Is there any way to do software RAID-1 not with hard drives but with truecrypt volumes after they are mounted? Maybe with alternatives to truecrypt like bestcrypt or others? One thought is to use virtualization whereby the two mounted truecrypt volumes will hold the two virtual disk images of a VM that does software RAID-1 between its two virtual disks. This is trivial to set up but it's got one drawback: you cannot run VM's inside the resulting VM at full performance, as the host VM would have to have VT-x disabled. Any other ways? Target O/S is Windows 8.1.
Why don't I do RAID-1 with physical drives, you might say. It would waste too much space. I only want the critical data to be stored twice. Or three times.
To me what you are trying to do is like using a huge bulldozer when what you need is a small hand shovel. Just keep copies of your data on two different drives and be happy
a truecrypt (or similar) volume is a file, no drive. you need real RAID to perform that. on the other hand softraid was always very bad idea.
I do not want a backup, I want redundancy against data rot. Performance does not matter at all, it's NOT gigabytes being accessed every day.
Understand that, but all the comments stand. Raid is not the solution. Just keep copies on different disks.
How will I know one of the two has got a byte changed this way? I'll do a diff every day? Surely you can do better than that.
There it is! It can be done in linux with network shares: https://unix.stackexchange.com/questions/256423/software-raid-using-network-shares-as-drives Except I'm stuck with windows 8.1 for now. Can anything like loop devices or network block devices and md be done in windows?
I don't know what else to say. Surely the sky may fall also Disks may fail also. There is no 100% guarantee. Use good disks and good software and that's the best you can do.
Vmware offers a loop device on windows for its virtual disk images, so you can mount them without launching any VM. But it's only for one disk, not RAID disk arrays.

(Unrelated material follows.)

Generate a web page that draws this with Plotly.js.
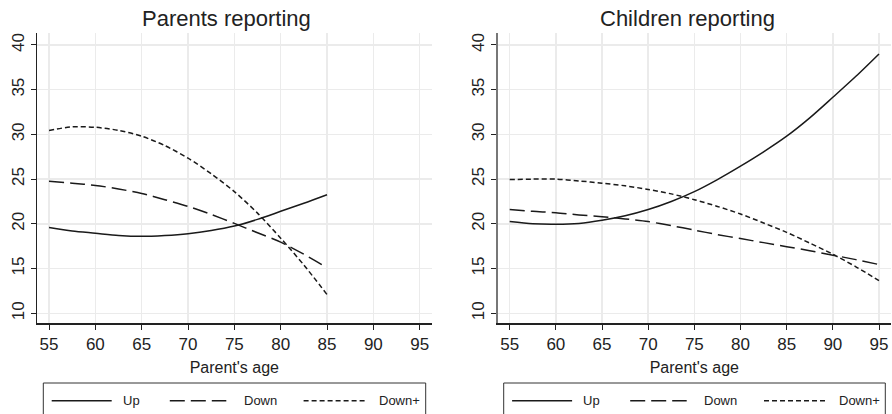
<!DOCTYPE html>
<html>
<head>
<meta charset="utf-8">
<script src="https://cdn.plot.ly/plotly-3.0.1.min.js"></script>
<style>html,body{margin:0;padding:0;background:#fff;}#chart{width:892px;height:414px;}</style>
</head>
<body>
<div id="chart"></div>
<script>
// ---- Data ----
const agesParents = [55, 57.5, 60, 62.5, 65, 67.5, 70, 72.5, 75, 77.5, 80, 82.5, 85];
const parentsUp    = [19.6, 19.2, 18.95, 18.7, 18.6, 18.7, 18.9, 19.25, 19.75, 20.5, 21.4, 22.3, 23.25];
const parentsDown  = [24.75, 24.55, 24.3, 23.9, 23.4, 22.7, 21.95, 21.05, 20.05, 19.0, 17.95, 16.6, 15.1];
const parentsDownP = [30.45, 30.85, 30.8, 30.45, 29.8, 28.75, 27.35, 25.6, 23.6, 21.2, 18.4, 15.4, 12.1];

const agesChildren = [55, 57.5, 60, 62.5, 65, 67.5, 70, 72.5, 75, 77.5, 80, 82.5, 85, 87.5, 90, 92.5, 95];
const childrenUp    = [20.25, 20.0, 19.95, 20.05, 20.4, 20.9, 21.6, 22.5, 23.6, 24.95, 26.45, 28.05, 29.8, 31.85, 34.15, 36.5, 39.0];
const childrenDown  = [21.6, 21.4, 21.25, 21.0, 20.8, 20.55, 20.25, 19.8, 19.3, 18.8, 18.35, 17.9, 17.45, 17.0, 16.5, 16.0, 15.45];
const childrenDownP = [24.95, 25.0, 25.0, 24.8, 24.55, 24.25, 23.85, 23.35, 22.7, 21.95, 21.1, 20.1, 19.05, 17.85, 16.6, 15.2, 13.65];

const xTicks = [55, 60, 65, 70, 75, 80, 85, 90, 95];
const yTicks = [10, 15, 20, 25, 30, 35, 40];
const panelTitles = ["Parents reporting", "Children reporting"];
const xTitle = "Parent's age";
const seriesNames = ["Up", "Down", "Down+"];

// ---- Styles ----
const W = 892, H = 414;
const FONT = "Arial, 'Liberation Sans', Helvetica, sans-serif";
const INK = "#1a1a1a";
const dashes = ["solid", "15px,6px", "5px,3px"];
const px = x => x / W;
const py = y => 1 - y / H;

function tr(x, y, name, dash, xa, ya) {
  return {x: x, y: y, name: name, type: "scatter", mode: "lines", xaxis: xa, yaxis: ya,
    line: {color: INK, width: 1.5, dash: dash, shape: "spline", smoothing: 0.8},
    showlegend: false, hoverinfo: "x+y+name"};
}

const data = [
  tr(agesParents, parentsUp, seriesNames[0], dashes[0], "x", "y"),
  tr(agesParents, parentsDown, seriesNames[1], dashes[1], "x", "y"),
  tr(agesParents, parentsDownP, seriesNames[2], dashes[2], "x", "y"),
  tr(agesChildren, childrenUp, seriesNames[0], dashes[0], "x2", "y2"),
  tr(agesChildren, childrenDown, seriesNames[1], dashes[1], "x2", "y2"),
  tr(agesChildren, childrenDownP, seriesNames[2], dashes[2], "x2", "y2")
];

function xaxisDef(domain, anchor) {
  return {domain: domain, anchor: anchor, range: [53.7, 96.3], tickvals: xTicks,
    showgrid: true, gridcolor: "#ebebeb", gridwidth: 1.5, zeroline: false,
    showline: true, linecolor: "#222", linewidth: 1.5,
    ticks: "outside", ticklen: 5, tickcolor: "#222", tickwidth: 1,
    tickfont: {family: FONT, size: 17, color: "#222"},
    title: {text: xTitle, font: {family: FONT, size: 16, color: "#222"}, standoff: 8},
    automargin: false, fixedrange: true};
}
function yaxisDef(anchor, lineColor, lineWidth) {
  return {domain: [py(323.3), py(33)], anchor: anchor, range: [8.88, 41.34], tickvals: yTicks,
    showgrid: true, gridcolor: "#ebebeb", gridwidth: 1.5, zeroline: false,
    showline: true, linecolor: lineColor, linewidth: lineWidth,
    ticks: "outside", ticklen: 5, tickcolor: "#222", tickwidth: 1, tickangle: -90,
    tickfont: {family: FONT, size: 17, color: "#222"},
    automargin: false, fixedrange: true};
}

const shapes = [];
const annotations = [];

// panel titles
annotations.push({text: panelTitles[0], x: px(226.5), y: py(19), xref: "paper", yref: "paper",
  xanchor: "center", yanchor: "middle", showarrow: false, font: {family: FONT, size: 22, color: "#222"}});
annotations.push({text: panelTitles[1], x: px(687.5), y: py(19), xref: "paper", yref: "paper",
  xanchor: "center", yanchor: "middle", showarrow: false, font: {family: FONT, size: 22, color: "#222"}});

// legends (drawn per panel)
function legend(left, width) {
  shapes.push({type: "rect", xref: "paper", yref: "paper", x0: px(left), x1: px(left + width),
    y0: py(440), y1: py(383), line: {color: "#333", width: 1}, fillcolor: "rgba(0,0,0,0)"});
  const sampleX = [[8.4, 68.4], [126.5, 183], [260.3, 322]];
  const textX = [77.5, 198.5, 333.5];
  const ly = 400.7;
  for (let i = 0; i < 3; i++) {
    shapes.push({type: "line", xref: "paper", yref: "paper",
      x0: px(left + sampleX[i][0]), x1: px(left + sampleX[i][1]), y0: py(ly), y1: py(ly),
      line: {color: INK, width: 1.5, dash: dashes[i]}});
    annotations.push({text: seriesNames[i], xref: "paper", yref: "paper",
      x: px(left + textX[i]), y: py(ly), xanchor: "left", yanchor: "middle", showarrow: false,
      font: {family: FONT, size: 13, color: "#222"}});
  }
}
legend(43.3, 382.4);
legend(503.7, 381.6);

const layout = {
  width: W, height: H,
  margin: {l: 0, r: 0, t: 0, b: 0, pad: 0},
  paper_bgcolor: "#ffffff", plot_bgcolor: "#ffffff",
  font: {family: FONT, color: "#222"},
  showlegend: false,
  xaxis: xaxisDef([px(37), px(431.7)], "y"),
  yaxis: yaxisDef("x", "#222", 1.5),
  xaxis2: xaxisDef([px(497.7), px(891)], "y2"),
  yaxis2: yaxisDef("x2", "#777", 2),
  shapes: shapes,
  annotations: annotations
};

Plotly.newPlot("chart", data, layout, {displayModeBar: false, staticPlot: true});
</script>
</body>
</html>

Anything else?
Why on earth in the first place would you want to run Truecrypt which is known to have several security leaks, instead of the continued and updated version of it, VeraCrypt which has passed so far all the security tests done on it ? (white papers on their site and elsewhere)
I would not want to run Truecrypt, it is just the familiar software that we have a common language to communicate about, this is why bestcrypt is added to truecrypt in the title. I was thinking of saying "*crypt" but who knows what terminology has been invented with other similar solutions, so let's stick to truecrypt's terminology.